Come già avviene in alcune regioni del nord Europa, il sindaco stesso, con una cerimonia civile, consegna alla famiglia un vademecum dei diritti del neonato, ad esempio, la carta Europea dei diritti per l’infanzia. Essa è la pietra miliare dei diritti spettanti ai bambini, dall’infanzia all’adolescenza, diritti troppo spesso negati, come quello di far parte di una determinata Chiesa senza il proprio consenso.
In questa cerimonia viene valorizzata la gioia della famiglia per il nuovo nato, a cui si dà il benvenuto e si fa l’augurio di una vita serena e ricca. È possibile coinvolgere le persone significative come i nonni, madrina e/o padrino, fratelli, cugini, amici. Il rito in genere si svolge con una presentazione iniziale, una parte centrale dedicata a culture, musica, interventi degli invitati e una parte conclusiva, con ringraziamenti e saluti. Perché una nuova nascita ha sempre bisogno di essere celebrata, serve ad accogliere il bambino nella sua famiglia, presentarlo con il suo nome all’interno di un’atmosfera gioiosa, che celebri tutto il valore della nuova vita giunta fra noi.

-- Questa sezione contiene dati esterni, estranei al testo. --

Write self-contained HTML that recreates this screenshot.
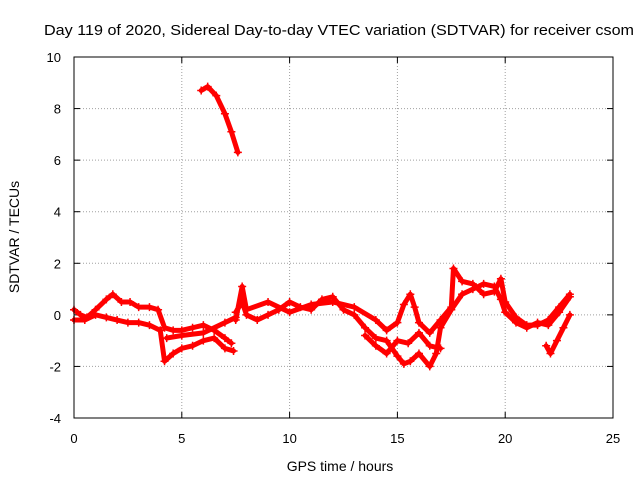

Chi scrive, in qualità di capogruppo comunale proporrà al consiglio comunale, una mozione con la quale ad ogni nascita sia consegnato il vademecum dei diritti del neonato, auspicando che tale iniziativa sia rappresentata in ogni comune italiano come un punto di riferimento civico e civile, e permettendo alla stessa famiglia di festeggiare l’evento.
Sarà così un altro modo, altrettanto significante, per dare valore alla gioia e all’amore che non hanno “etichette”.